Vengeance is…
Revenge may be a dish best eaten cold; but its best-known agents, The Avengers, are hot: Joss Whedon’s superhero mash-up is breaking box-office records at home and abroad.
Vancouver-based artist Jer Thorp has immersed himself in the foundation of the film, the Marvel series that has been published pretty much continuously since 1963…

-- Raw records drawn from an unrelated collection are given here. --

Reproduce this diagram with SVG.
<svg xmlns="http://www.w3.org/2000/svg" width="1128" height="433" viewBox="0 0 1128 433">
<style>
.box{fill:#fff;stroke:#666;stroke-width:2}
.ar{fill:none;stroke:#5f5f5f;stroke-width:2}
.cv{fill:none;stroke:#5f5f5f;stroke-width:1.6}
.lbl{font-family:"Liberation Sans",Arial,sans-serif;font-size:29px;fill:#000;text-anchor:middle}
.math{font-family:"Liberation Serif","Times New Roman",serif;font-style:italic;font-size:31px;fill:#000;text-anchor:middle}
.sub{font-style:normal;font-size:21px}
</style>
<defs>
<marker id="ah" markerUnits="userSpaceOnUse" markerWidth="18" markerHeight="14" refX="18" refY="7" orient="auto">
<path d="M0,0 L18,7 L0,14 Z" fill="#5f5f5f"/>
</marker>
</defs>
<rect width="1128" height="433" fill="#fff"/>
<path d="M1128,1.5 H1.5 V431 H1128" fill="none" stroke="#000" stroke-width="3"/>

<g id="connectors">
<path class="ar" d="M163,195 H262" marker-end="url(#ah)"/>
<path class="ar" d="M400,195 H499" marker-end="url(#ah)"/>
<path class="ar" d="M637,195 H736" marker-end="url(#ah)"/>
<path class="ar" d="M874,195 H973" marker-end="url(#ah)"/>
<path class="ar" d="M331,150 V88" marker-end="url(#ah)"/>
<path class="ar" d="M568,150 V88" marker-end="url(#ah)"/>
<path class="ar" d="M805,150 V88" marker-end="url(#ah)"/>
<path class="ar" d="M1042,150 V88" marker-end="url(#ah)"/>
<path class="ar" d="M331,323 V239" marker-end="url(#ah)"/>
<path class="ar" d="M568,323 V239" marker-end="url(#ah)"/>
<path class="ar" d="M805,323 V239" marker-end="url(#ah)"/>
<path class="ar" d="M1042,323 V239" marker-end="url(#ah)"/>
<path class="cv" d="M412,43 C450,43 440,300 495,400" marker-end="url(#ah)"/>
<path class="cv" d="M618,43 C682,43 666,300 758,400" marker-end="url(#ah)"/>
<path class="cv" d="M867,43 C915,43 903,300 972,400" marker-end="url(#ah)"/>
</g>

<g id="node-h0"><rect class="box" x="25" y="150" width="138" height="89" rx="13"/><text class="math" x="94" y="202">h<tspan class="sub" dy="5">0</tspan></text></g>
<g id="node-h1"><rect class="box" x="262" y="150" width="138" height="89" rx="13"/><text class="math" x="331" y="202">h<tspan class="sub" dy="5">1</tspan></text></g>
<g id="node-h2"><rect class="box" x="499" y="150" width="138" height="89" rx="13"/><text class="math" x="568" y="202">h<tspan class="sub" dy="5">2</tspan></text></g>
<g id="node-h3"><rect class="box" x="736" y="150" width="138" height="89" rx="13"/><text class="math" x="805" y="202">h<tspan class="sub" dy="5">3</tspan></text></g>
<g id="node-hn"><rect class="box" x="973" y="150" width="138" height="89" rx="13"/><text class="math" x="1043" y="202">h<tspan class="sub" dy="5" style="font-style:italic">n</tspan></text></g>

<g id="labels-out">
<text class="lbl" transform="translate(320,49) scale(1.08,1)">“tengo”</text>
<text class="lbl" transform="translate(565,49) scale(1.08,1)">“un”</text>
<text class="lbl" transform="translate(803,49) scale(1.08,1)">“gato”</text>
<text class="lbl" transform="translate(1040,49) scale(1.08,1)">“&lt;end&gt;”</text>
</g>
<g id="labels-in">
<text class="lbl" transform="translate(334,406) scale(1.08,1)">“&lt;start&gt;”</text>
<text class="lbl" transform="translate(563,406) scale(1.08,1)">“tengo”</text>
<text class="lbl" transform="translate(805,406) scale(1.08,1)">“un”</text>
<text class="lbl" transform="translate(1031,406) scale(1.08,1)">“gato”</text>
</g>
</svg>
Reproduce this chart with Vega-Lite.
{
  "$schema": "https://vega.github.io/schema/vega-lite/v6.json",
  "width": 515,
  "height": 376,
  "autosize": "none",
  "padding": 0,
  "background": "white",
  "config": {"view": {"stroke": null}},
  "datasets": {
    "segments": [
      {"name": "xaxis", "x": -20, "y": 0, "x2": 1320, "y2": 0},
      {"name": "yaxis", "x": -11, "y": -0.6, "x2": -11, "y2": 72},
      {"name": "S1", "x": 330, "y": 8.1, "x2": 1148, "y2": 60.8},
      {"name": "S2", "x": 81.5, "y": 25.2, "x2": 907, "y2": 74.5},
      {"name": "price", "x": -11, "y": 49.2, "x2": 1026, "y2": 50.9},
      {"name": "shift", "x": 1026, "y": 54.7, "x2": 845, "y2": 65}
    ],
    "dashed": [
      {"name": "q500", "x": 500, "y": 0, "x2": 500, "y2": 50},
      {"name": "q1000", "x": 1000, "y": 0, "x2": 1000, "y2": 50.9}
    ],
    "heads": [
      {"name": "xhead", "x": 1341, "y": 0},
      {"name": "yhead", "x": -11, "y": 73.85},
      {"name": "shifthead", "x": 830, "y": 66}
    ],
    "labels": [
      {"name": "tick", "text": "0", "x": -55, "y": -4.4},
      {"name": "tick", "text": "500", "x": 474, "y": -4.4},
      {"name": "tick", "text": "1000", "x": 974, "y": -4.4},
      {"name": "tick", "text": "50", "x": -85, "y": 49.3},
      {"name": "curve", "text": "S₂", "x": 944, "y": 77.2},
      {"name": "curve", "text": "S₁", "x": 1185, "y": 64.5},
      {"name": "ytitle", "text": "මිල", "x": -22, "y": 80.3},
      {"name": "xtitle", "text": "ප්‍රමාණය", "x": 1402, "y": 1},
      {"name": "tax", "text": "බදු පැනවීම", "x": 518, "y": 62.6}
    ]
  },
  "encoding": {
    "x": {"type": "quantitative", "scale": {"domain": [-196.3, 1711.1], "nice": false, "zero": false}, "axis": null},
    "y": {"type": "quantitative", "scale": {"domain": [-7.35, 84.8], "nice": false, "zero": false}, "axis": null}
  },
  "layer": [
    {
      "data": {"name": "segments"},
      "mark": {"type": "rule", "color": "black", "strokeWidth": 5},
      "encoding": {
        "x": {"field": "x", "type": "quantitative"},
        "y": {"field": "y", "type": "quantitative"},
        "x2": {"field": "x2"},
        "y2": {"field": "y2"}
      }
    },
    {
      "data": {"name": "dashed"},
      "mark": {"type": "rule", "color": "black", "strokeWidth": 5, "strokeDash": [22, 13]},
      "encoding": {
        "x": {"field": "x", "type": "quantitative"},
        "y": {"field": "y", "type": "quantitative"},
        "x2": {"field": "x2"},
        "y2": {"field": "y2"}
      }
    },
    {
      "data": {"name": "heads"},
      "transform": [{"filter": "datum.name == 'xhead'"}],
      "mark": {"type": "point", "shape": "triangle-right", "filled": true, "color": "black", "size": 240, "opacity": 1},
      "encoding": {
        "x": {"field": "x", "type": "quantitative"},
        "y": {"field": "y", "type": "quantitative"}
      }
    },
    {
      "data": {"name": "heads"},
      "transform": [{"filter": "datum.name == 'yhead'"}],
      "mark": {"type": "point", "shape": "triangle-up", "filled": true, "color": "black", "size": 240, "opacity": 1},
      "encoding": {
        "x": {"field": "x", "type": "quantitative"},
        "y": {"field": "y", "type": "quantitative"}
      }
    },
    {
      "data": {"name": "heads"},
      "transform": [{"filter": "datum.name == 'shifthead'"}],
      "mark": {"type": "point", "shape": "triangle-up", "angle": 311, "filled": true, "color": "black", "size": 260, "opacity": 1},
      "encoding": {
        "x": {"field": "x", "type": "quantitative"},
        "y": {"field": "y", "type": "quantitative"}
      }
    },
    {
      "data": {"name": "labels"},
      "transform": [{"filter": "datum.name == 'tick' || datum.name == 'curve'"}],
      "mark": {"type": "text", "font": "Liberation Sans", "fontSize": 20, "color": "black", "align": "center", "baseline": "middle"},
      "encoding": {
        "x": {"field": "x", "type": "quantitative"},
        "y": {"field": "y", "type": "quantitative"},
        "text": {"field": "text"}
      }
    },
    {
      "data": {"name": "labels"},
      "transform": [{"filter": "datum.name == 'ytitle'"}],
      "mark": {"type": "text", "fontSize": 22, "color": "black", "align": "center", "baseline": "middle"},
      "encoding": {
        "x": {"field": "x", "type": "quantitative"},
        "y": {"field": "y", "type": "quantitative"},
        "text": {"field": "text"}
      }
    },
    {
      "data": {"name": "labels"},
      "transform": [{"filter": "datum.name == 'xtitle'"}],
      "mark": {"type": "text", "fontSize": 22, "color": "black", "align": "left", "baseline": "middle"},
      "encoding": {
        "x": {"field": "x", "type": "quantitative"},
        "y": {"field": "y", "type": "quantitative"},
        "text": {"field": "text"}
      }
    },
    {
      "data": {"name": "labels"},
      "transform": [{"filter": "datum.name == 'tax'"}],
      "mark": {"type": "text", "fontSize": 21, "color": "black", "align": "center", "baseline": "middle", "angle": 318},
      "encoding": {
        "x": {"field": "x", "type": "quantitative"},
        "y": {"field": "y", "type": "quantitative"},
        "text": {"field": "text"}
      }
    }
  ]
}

All 570 Avengers covers (to date)
The blockbuster that opened in the U.S. this past weekend features six Avengers– Captain America, Iron Man, The Incredible Hulk, Thor, Hawkeye, and Black Widow. But lest we worry about available grist for sequels, Thorp reminds us that there are 127 more Avengers… The featured sextet appeared early and often; but as this plot suggests, there are plenty more heros where they cam from:

Number of appearances of each Avenger
Much more (sequence of appearance, gender balance, etc.) here. And that’s not all: in the best Hollywood tradition, Thorp teases his own sequel…

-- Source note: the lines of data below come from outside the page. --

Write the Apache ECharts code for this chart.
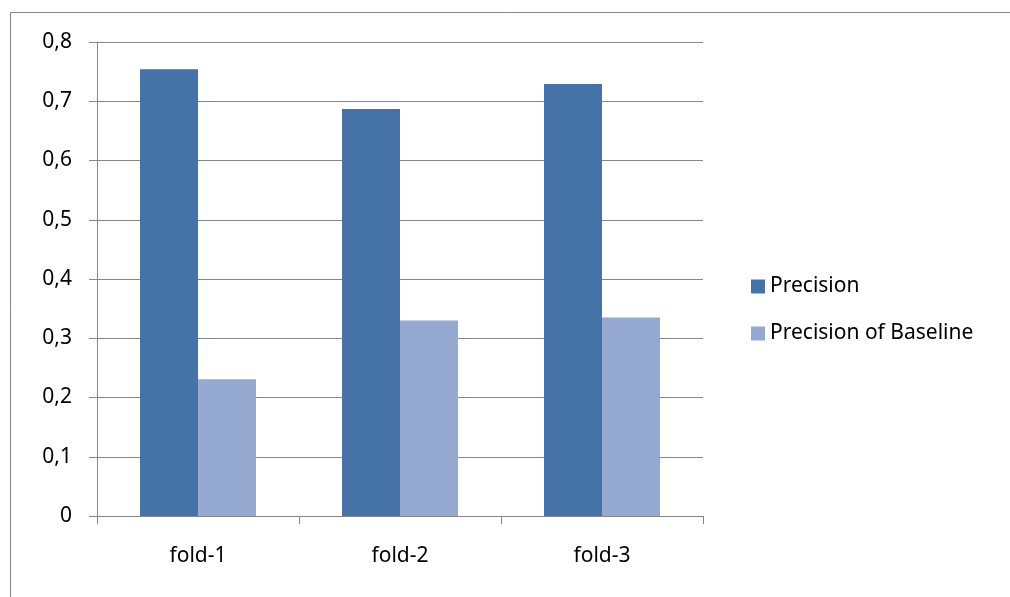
<!DOCTYPE html>
<html>
<head>
<meta charset="utf-8">
<style>
  html, body { margin: 0; padding: 0; background: #ffffff; }
  #chart { width: 1010px; height: 597px; }
</style>
<script src="https://cdn.jsdelivr.net/npm/echarts@6/dist/echarts.min.js"></script>
</head>
<body>
<div id="chart"></div>
<script>
// Fold labels along the horizontal axis
const categories = ['fold-1', 'fold-2', 'fold-3'];
// Precision per fold
const precision = [0.754, 0.687, 0.729];
// Precision of the baseline per fold
const baselinePrecision = [0.231, 0.330, 0.335];
// Value-axis tick labels (decimal comma)
const yTickLabels = ['0', '0,1', '0,2', '0,3', '0,4', '0,5', '0,6', '0,7', '0,8'];

const font = 'Noto Sans';
const fontSize = 21;
const gridColor = '#868686';

const chart = echarts.init(document.getElementById('chart'), null, { renderer: 'canvas' });

chart.setOption({
  backgroundColor: '#ffffff',
  animation: false,
  graphic: [{
    type: 'rect',
    shape: { x: 10.5, y: 12.5, width: 1100, height: 700 },
    style: { fill: 'none', stroke: '#868686', lineWidth: 1 },
    silent: true
  }],
  grid: { left: 97, top: 42, width: 606, height: 474, containLabel: false },
  legend: {
    orient: 'vertical',
    left: 746,
    top: 271,
    itemWidth: 14,
    itemHeight: 14,
    itemGap: 26,
    icon: 'rect',
    textStyle: { fontFamily: font, fontSize: fontSize, color: '#000000' },
    data: ['Precision', 'Precision of Baseline']
  },
  xAxis: {
    type: 'category',
    data: categories,
    axisLine: { show: true, lineStyle: { color: gridColor, width: 1 } },
    axisTick: { show: true, length: 8, alignWithLabel: false, lineStyle: { color: gridColor } },
    axisLabel: { fontFamily: font, fontSize: fontSize, color: '#000000', margin: 30 },
    splitLine: { show: false }
  },
  yAxis: {
    type: 'value',
    min: 0,
    max: 0.8,
    interval: 0.1,
    axisLine: { show: true, lineStyle: { color: gridColor, width: 1 } },
    axisTick: { show: true, length: 8, inside: false, lineStyle: { color: gridColor } },
    axisLabel: {
      fontFamily: font, fontSize: fontSize, color: '#000000', margin: 25,
      formatter: function (v) { return yTickLabels[Math.round(v * 10)]; }
    },
    splitLine: { show: true, lineStyle: { color: gridColor, width: 1 } }
  },
  series: [
    {
      name: 'Precision',
      type: 'bar',
      data: precision,
      barWidth: 58,
      barGap: '0%',
      itemStyle: { color: '#4572A7' }
    },
    {
      name: 'Precision of Baseline',
      type: 'bar',
      data: baselinePrecision,
      barWidth: 58,
      barGap: '0%',
      itemStyle: { color: '#95A9D1' }
    }
  ]
});
</script>
</body>
</html>
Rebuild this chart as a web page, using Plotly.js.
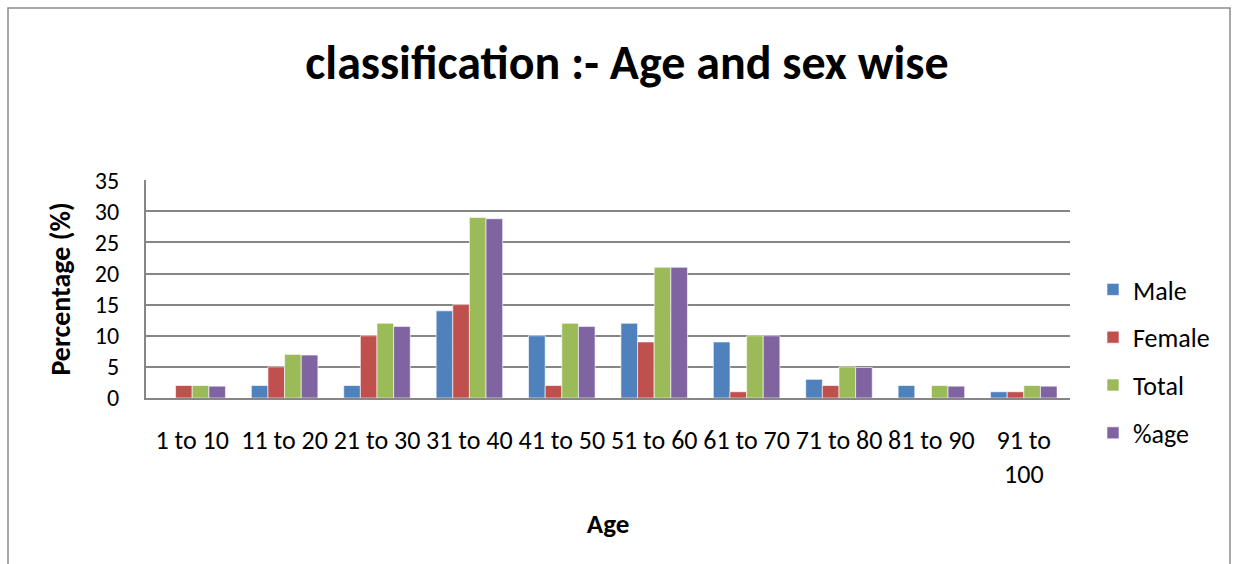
<!DOCTYPE html>
<html>
<head>
<meta charset="utf-8">
<script src="https://cdn.plot.ly/plotly-3.0.1.min.js"></script>
<style>html,body{margin:0;padding:0;background:#fff;} #chart{width:1239px;height:564px;}</style>
</head>
<body>
<div id="chart"></div>
<script>
const categories = ["1 to 10","11 to 20","21 to 30","31 to 40","41 to 50","51 to 60","61 to 70","71 to 80","81 to 90","91 to<br>100"];
const male   = [0, 2, 2, 14, 10, 12, 9, 3, 2, 1];
const female = [2, 5, 10, 15, 2, 9, 1, 2, 0, 1];
const total  = [2, 7, 12, 29, 12, 21, 10, 5, 2, 2];
const pctAge = [1.9, 6.9, 11.5, 28.8, 11.5, 21, 10, 4.9, 1.9, 1.9];
const seriesNames = ["Male","Female","Total","%age"];
const colors = ["#4f81bd","#c0504d","#9bbb59","#8064a2"];

const font = "Carlito, Calibri, Lato, 'Open Sans', sans-serif";
const data = [male, female, total, pctAge].map((v, i) => ({
  type: "bar",
  x: categories,
  y: v,
  name: seriesNames[i],
  legendgroup: "g" + i,
  marker: {color: colors[i], line: {color: "#ffffff", width: 0.6}}
}));

const layout = {
  width: 1239, height: 564,
  margin: {l: 146, r: 169, t: 180, b: 166},
  paper_bgcolor: "#ffffff", plot_bgcolor: "#ffffff",
  font: {family: font, color: "#000", size: 24},
  title: {text: "<b>classification :- Age and sex wise</b>", font: {size: 48, family: font, color: "#000"},
          x: 0.506, xref: "container", xanchor: "center", y: 1 - 62/564, yref: "container", yanchor: "middle"},
  barmode: "group", bargap: 0.28, bargroupgap: 0,
  xaxis: {
    type: "category",
    showgrid: false, zeroline: false,
    showline: true, linecolor: "#868686", linewidth: 2,
    ticks: "", tickfont: {size: 26, family: font},
    ticklabelstandoff: 18,
    title: {text: "<b>Age</b>", font: {size: 27, family: font}, standoff: 25}
  },
  yaxis: {
    range: [0, 35.02], dtick: 5, tick0: 0,
    showgrid: true, gridcolor: "#868686", gridwidth: 2,
    zeroline: false,
    showline: true, linecolor: "#868686", linewidth: 2,
    ticks: "",
    tickfont: {size: 24, family: font},
    ticklabelstandoff: 20,
    title: {text: "<b>Percentage (%)</b>", font: {size: 28, family: font}, standoff: 16}
  },
  showlegend: true,
  legend: {
    x: (1093 - 146) / 924, xanchor: "left",
    y: (398 - 361.5) / 218, yanchor: "middle",
    traceorder: "grouped", tracegroupgap: 11,
    font: {size: 26, family: font},
    bgcolor: "rgba(0,0,0,0)"
  },
  shapes: [{
    type: "rect", xref: "paper", yref: "paper",
    x0: (8 - 146) / 924, x1: (1230 - 146) / 924,
    y0: (398 - 580) / 218, y1: (398 - 8) / 218,
    line: {color: "#8c8c8c", width: 1.5}, fillcolor: "rgba(0,0,0,0)", layer: "below"
  }]
};

Plotly.newPlot("chart", data, layout, {displayModeBar: false, staticPlot: true});
</script>
</body>
</html>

…the clever ones among you might be wondering if these patterns are tied to historical periods, or if they are linked to the preferences of specific writers, editors, or artists. Is that crowded patch of Gods in 1985 due to a cultural fascination with myth? Or do Mark Gruenwald & Jim shooter just really, really like Thor? Great questions, and ones that I’ll take a look at Part 2 of this post.
Like S.H.I.E.L.D., Thorp is just getting started…
[TotH to Flowing Data]
Fans of the other, wonderful-in-a-completely-different-way Avengers might go here.
***
As practice our Tony Stark impressions, we might recall that it was on this date in 1965, in the wee hours, in a motel room in Clearwater, Florida, that Keith Richards awoke, grabbed his guitar, turned on a small portable tape recorded, laid down the signature riff of “(I Can’t Get No) Satisfaction”… then dropped back into the arms of Morpheus.
“When I woke up in the morning, the tape had run out,” Richards recalled many years later. “I put it back on, and there’s this, maybe, 30 seconds of ‘Satisfaction,’ in a very drowsy sort of rendition. And then suddenly—the guitar goes ‘CLANG,” and then there’s like 45 minutes of snoring.”